Some 18,000 families, proud but mostly dirt-poor, till this land. Unlike East Europe's former Communist parties, the Sandinistas confiscated only about 20 percent of Nicaragua's rich farmland during their rule in the 1980s. Much of what they seized belonged to the pre-1979 ruling family, the Somozas. The Sandinistas cobbled together state farms out of smaller pieces while turning over other land to peasants to form cooperatives.

In 1990, however, the Sandinistas were forced into an election that they lost, bringing to power a conservative. As president, Violeta Barrios de Chamorro faced many Somoza-era owners who wanted their land back.

During the next two years, the farmers who were given land under the Sandinistas battled to have their rights respected. Says Jose Adan Rivera, a leader of the Sandinista Farm Workers Association, ''In 1990 they thought we wouldn't last a week, but we are now the owners of 250,000 acres of ground.'' The reality, however, is more complicated.

The big collectives have been broken up, and some pieces were handed out to demobilized soldiers of the Sandinista army, others to ex-contras who fought against the Sandinistas.
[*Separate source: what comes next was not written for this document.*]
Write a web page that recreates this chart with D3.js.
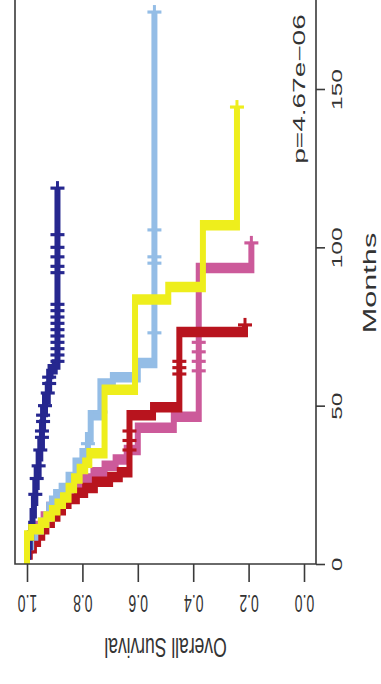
<!DOCTYPE html>
<html>
<head>
<meta charset="utf-8">
<script src="https://cdn.jsdelivr.net/npm/d3@7"></script>
<style>
  html, body { margin: 0; padding: 0; background: #fff; }
  svg { display: block; }
  text { font-family: "Liberation Sans", Arial, Helvetica, sans-serif; fill: #333; }
</style>
</head>
<body>
<script>
// Kaplan-Meier overall survival by group (months vs. survival probability)
const seriesNames = ["Group 1", "Group 2", "Group 3", "Group 4", "Group 5"];
const seriesColors = ["#cc5a9a", "#b8141e", "#94bde6", "#26278f", "#eeee1c"];

// step times (months) and survival from that time on
const g1Times = [0, 5, 9, 12, 15, 18, 21, 23, 25, 27, 29, 31, 33, 36, 43, 46.5, 93.5, 101.4];
const g1Surv  = [1, .985, .96, .94, .92, .89, .86, .83, .80, .76, .72, .68, .64, .60, .47, .38, .19, .19];
const g1Censor = [61, 64, 67, 70, 101.4];

const g2Times = [0, 3, 5, 7, 9, 11, 13, 15, 17, 19, 20.5, 22.5, 24, 26, 27.5, 29, 47, 49.5, 73.3, 75.5];
const g2Surv  = [1, .99, .975, .96, .945, .93, .91, .89, .87, .85, .82, .79, .755, .70, .665, .63, .545, .45, .213, .213];
const g2Censor = [36, 39, 42, 60, 62, 64, 75.5];

const g3Times = [0, 6, 9, 11, 13, 15, 18, 20, 22, 24, 27.5, 32, 35, 40, 47, 57, 59, 63.5, 174.3];
const g3Surv  = [1, .985, .97, .95, .93, .92, .91, .895, .875, .85, .825, .80, .78, .77, .735, .69, .60, .54, .54];
const g3Censor = [14, 22, 38, 48, 73, 95, 97, 105.5, 174.3];

const g4Times = [0, 3, 6, 9, 12, 16, 20, 25, 29, 34, 38, 44, 48, 52, 56, 60, 61.5, 63, 118.7];
const g4Surv  = [1, .995, .99, .985, .98, .975, .97, .965, .958, .952, .946, .942, .935, .925, .92, .915, .9, .89, .89];
const g4Censor = [22, 27, 31, 36, 40, 42, 45, 47, 50, 54, 57, 59, 64, 66, 68, 70, 72, 74, 76, 78, 80, 82, 92, 94, 97, 100, 104, 118.7];

const g5Times = [0, 9, 11, 13, 15, 17, 19, 21, 24, 27, 30, 32, 35, 55, 83.5, 87.5, 107, 144.3];
const g5Surv  = [1, .985, .95, .93, .91, .89, .87, .85, .83, .81, .79, .775, .72, .61, .49, .365, .242, .242];
const g5Censor = [144.3];

const survTicks = [0, 0.2, 0.4, 0.6, 0.8, 1.0];
const monthTicks = [0, 50, 100, 150];
const pValueText = "p=4.67e\u221206";
const survTitle = "Overall Survival";
const monthTitle = "Months";

const series = [
  { times: g1Times, surv: g1Surv, censor: g1Censor },
  { times: g2Times, surv: g2Surv, censor: g2Censor },
  { times: g3Times, surv: g3Surv, censor: g3Censor },
  { times: g4Times, surv: g4Surv, censor: g4Censor },
  { times: g5Times, surv: g5Surv, censor: g5Censor }
].map((s, i) => ({ ...s, name: seriesNames[i], color: seriesColors[i] }));

// the plot is laid out on its side: time runs upward, survival runs right-to-left
const K = 1.75; // vertical stretch of the whole drawing
const W = 381, H = 684;
const sx = d3.scaleLinear().domain([0, 1]).range([304, 27]);
const ty = d3.scaleLinear().domain([0, 150]).range([564, 89]);

const svg = d3.select("body").append("svg").attr("width", W).attr("height", H);
svg.append("rect").attr("width", W).attr("height", H).attr("fill", "#fff");

// curves, drawn in a frame compressed by K and stretched back
const plot = svg.append("g").attr("transform", `scale(1,${K})`);
const line = d3.line()
  .x(d => sx(d[1]))
  .y(d => ty(d[0]) / K)
  .curve(d3.curveStepBefore);

function survAt(s, t) {
  let v = s.surv[0];
  for (let i = 0; i < s.times.length; i++) if (s.times[i] <= t) v = s.surv[i];
  return v;
}

series.forEach(s => {
  const pts = s.times.map((t, i) => [t, s.surv[i]]);
  plot.append("path")
    .attr("d", line(pts))
    .attr("fill", "none")
    .attr("stroke", s.color)
    .attr("stroke-width", 6)
    .attr("stroke-linejoin", "miter")
    .attr("stroke-linecap", "butt");
  const marks = plot.append("g").attr("stroke", s.color).attr("stroke-width", 1.8);
  s.censor.forEach(t => {
    const cx = sx(survAt(s, t)), cy = ty(t) / K;
    marks.append("line").attr("x1", cx - 7).attr("x2", cx + 7).attr("y1", cy).attr("y2", cy);
    marks.append("line").attr("x1", cx).attr("x2", cx).attr("y1", cy - 4).attr("y2", cy + 4).attr("stroke-width", 3);
  });
});

// frame
svg.append("path")
  .attr("d", `M15,-10V${ty(0)}H316V-10`)
  .attr("fill", "none")
  .attr("stroke", "#3a3a3a")
  .attr("stroke-width", 1.6);

// survival axis (bottom), labels upside down
const survAxis = svg.append("g")
  .attr("transform", `translate(0,${ty(0)})`)
  .call(d3.axisBottom(sx).tickValues(survTicks).tickSize(18).tickSizeOuter(0).tickFormat(d3.format(".1f")));
survAxis.select(".domain").remove();
survAxis.selectAll(".tick line").attr("stroke", "#3a3a3a").attr("stroke-width", 1.6);
survAxis.selectAll(".tick text")
  .attr("x", 0).attr("y", 0).attr("dy", null)
  .attr("text-anchor", "middle")
  .attr("dominant-baseline", "central")
  .attr("font-size", 14)
  .attr("fill", "#333")
  .attr("transform", "translate(0,39) scale(1,1.65) rotate(180)");

// months axis (right), labels reading upward
const monthAxis = svg.append("g")
  .attr("transform", "translate(316,0)")
  .call(d3.axisRight(ty).tickValues(monthTicks).tickSize(9).tickSizeOuter(0));
monthAxis.select(".domain").remove();
monthAxis.selectAll(".tick line").attr("stroke", "#3a3a3a").attr("stroke-width", 1.6);
monthAxis.selectAll(".tick text")
  .attr("x", 0).attr("y", 0).attr("dy", null)
  .attr("text-anchor", "middle")
  .attr("dominant-baseline", "central")
  .attr("font-size", 14)
  .attr("fill", "#333")
  .attr("transform", "translate(21,0) scale(1,1.75) rotate(-90)");

// titles
svg.append("text")
  .attr("transform", `translate(${(sx(0) + sx(1)) / 2},648) scale(1,1.6) rotate(180)`)
  .attr("text-anchor", "middle")
  .attr("dominant-baseline", "central")
  .attr("font-size", 17.5)
  .text(survTitle);

svg.append("text")
  .attr("transform", "translate(370,283) scale(1,1.75) rotate(-90)")
  .attr("text-anchor", "middle")
  .attr("dominant-baseline", "central")
  .attr("font-size", 17.5)
  .text(monthTitle);

svg.append("text")
  .attr("transform", `translate(299,${ty(150)}) scale(1,1.75) rotate(-90)`)
  .attr("text-anchor", "middle")
  .attr("dominant-baseline", "central")
  .attr("font-size", 16)
  .text(pValueText);
</script>
</body>
</html>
Still other chunks reverted back to Somoza-era owners. But a portion was turned over to the workers themselves to manage as they saw fit.
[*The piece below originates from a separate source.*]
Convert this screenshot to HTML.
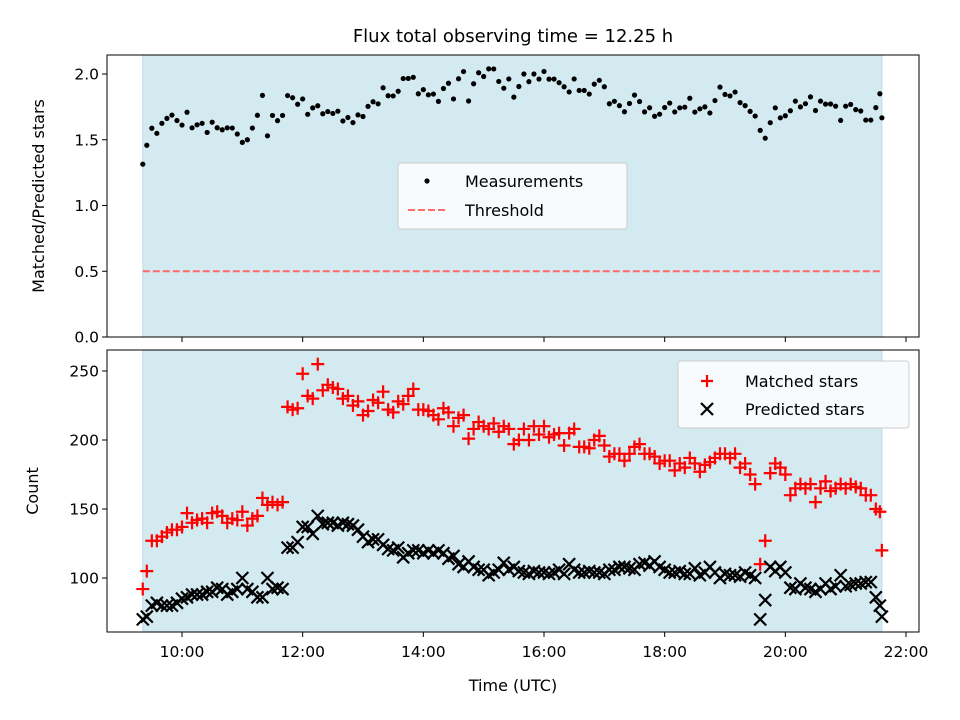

They have worked their coffee and rice farms, cattle ranches, and other properties in common in an attempt to preserve something of the Sandinistas' experiment. Says Rivera, ''We are demanding collective title so that the workers as a group will go on being the owners.''

But the government has given these farm workers a Catch-22: They can't get clear title because they haven't paid off their debts, while banks won't give credit because farmers don't have clear title.

Many operations are barely subsisting. And the government is pressing them to give up some 10,000 acres of prime farmland to a group of old-time owners who became US citizens while in exile. The workers threaten to use force to keep the land. They are backed by the National Cooperatives Federation. Due to Sandinista sloppiness about legal matters, many cooperatives share the farm workers' plight: They don't enjoy legal title to their holdings and thus are denied bank financing. Federation president Ariel Bucardo notes ruefully, ''We still have 20,000 members working 500,000 acres of land that are registered in the name of prerevolutionary owners.''

President Chamorro's solution for most Somoza-era landowners has been to offer them government indemnity bonds in compensation. But with the bonds' market quotation hovering around 20 percent of face value, some balk at accepting them and insist on getting their hands on the land itself.

Nicaragua's agrarian reform minister insists that slow progress is being made in titling the peasants' cooperative farms. ''This government has not given back properties already in the hands of peasants,'' says Alvaro Fiallos, stressing the government's commitment to respect legitimate beneficiaries of the Sandinista agrarian reform. All of them, he says, will be official owners by early 1997 when Chamorro's term expires.

In the meantime, the patience of many Nicaraguans is wearing thin.